Shipboard Diesel Is A Largely Uncontrolled Source Of Pollution

June 16, 2004

(16 June, 2004 — New York)  Environmental Defense today released a report documenting the harmful pollution from commercial shipping.  Commercial shipping discharges about 1 million tons of smog-forming pollution each year.  In communities like New York, Los Angeles and Houston the smog-forming pollution from ships is comparable to hundreds of thousands of vehicles operating on roads and highways (including passenger cars, SUVs, freight trucks and diesel buses).  Yet diesel ships have escaped the tough mandatory controls adopted for land-based diesel engines.  Smog Alert:  How Commercial Shipping is Polluting Our Air, is available at:  www.environmentaldefense.org/go/cmv.
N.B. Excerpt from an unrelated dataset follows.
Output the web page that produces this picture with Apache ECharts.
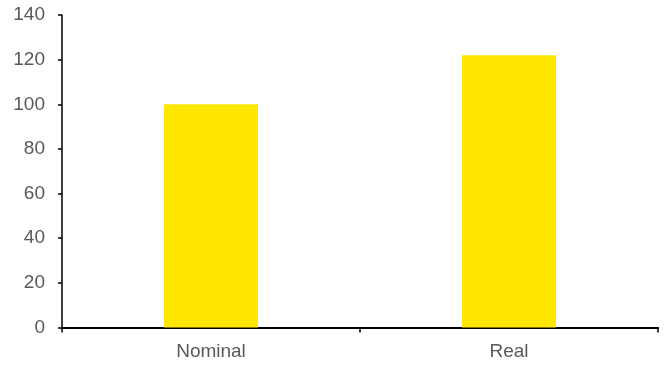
<!DOCTYPE html>
<html>
<head>
<meta charset="utf-8">
<script src="https://cdn.jsdelivr.net/npm/echarts@6/dist/echarts.min.js"></script>
<style>
  html, body { margin: 0; padding: 0; background: #fff; }
  #chart { width: 665px; height: 365px; }
</style>
</head>
<body>
<div id="chart"></div>
<script>
// Categories and their values
const categories = ['Nominal', 'Real'];
const values = [100, 122];
// Y axis range
const yMin = 0;
const yMax = 140;
const yStep = 20;

const chart = echarts.init(document.getElementById('chart'), null, { renderer: 'canvas' });

const labelColor = '#595959';
const labelFamily = "'Liberation Sans', Arial, sans-serif";
const labelSize = 19;

chart.setOption({
  animation: false,
  backgroundColor: '#ffffff',
  grid: { left: 62, right: 7, top: 15, bottom: 37.5, containLabel: false },
  xAxis: {
    type: 'category',
    data: categories,
    boundaryGap: true,
    axisLine: { lineStyle: { color: '#000', width: 2 } },
    axisTick: { show: true, length: 5, lineStyle: { color: '#000', width: 1.5 } },
    axisLabel: { margin: 15, color: labelColor, fontFamily: labelFamily, fontSize: labelSize },
    splitLine: { show: false }
  },
  yAxis: {
    type: 'value',
    min: yMin,
    max: yMax,
    interval: yStep,
    axisLine: { show: true, lineStyle: { color: '#000', width: 1.5 } },
    axisTick: { show: true, length: 4, lineStyle: { color: '#000', width: 1.5 } },
    axisLabel: { margin: 17, color: labelColor, fontFamily: labelFamily, fontSize: labelSize },
    splitLine: { show: false }
  },
  series: [{
    type: 'bar',
    data: values,
    barWidth: 94,
    itemStyle: { color: '#FFE600' }
  }]
});
</script>
</body>
</html>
“Ships are floating smokestacks that contribute to a ripple of harmful health effects across America,” said Environmental Defense attorney Janea Scott.  “Many communities near ports, coastal waterways and inland waterways are hard hit by high-polluting commercial ships.  These ships need strong pollution controls to protect the millions of Americans with asthma and other lung diseases.” 

On April 15, a U.S. Environmental Protection Agency (EPA) determination found that some 159 million Americans in 474 counties live in areas with unhealthy ozone smog pollution levels.  The determination brought 31 states under the nation’s smog pollution abatement program.  In many communities, especially some of the nation’s highly polluted urban centers, all major sources of smog-forming pollution will need to clean up to aid in the fight for cleaner, healthier air.

Many of the nation’s largest coastal and inland ports have unhealthy smog levels, including:  Houston, Beaumont and Port Arthur, Texas; Baton Rouge; Long Beach; Los Angeles; Oakland; New York; Boston; Philadelphia; Baltimore; Hampton Roads, Virginia; Pittsburgh; St. Louis; Chicago; Detroit; Cincinnati; Cleveland; Toledo; Huntington, West Virginia; and Memphis. 

EPA estimates that commercial shipping’s contribution to the smog-forming pollution discharged by all sources in the transportation sector will rise from 6.6% in 1996 to about 28% in 2030.  By comparison, all of the nation’s highway vehicles are projected to contribute 37.5% of the smog-forming pollution from the transportation sector in 2030.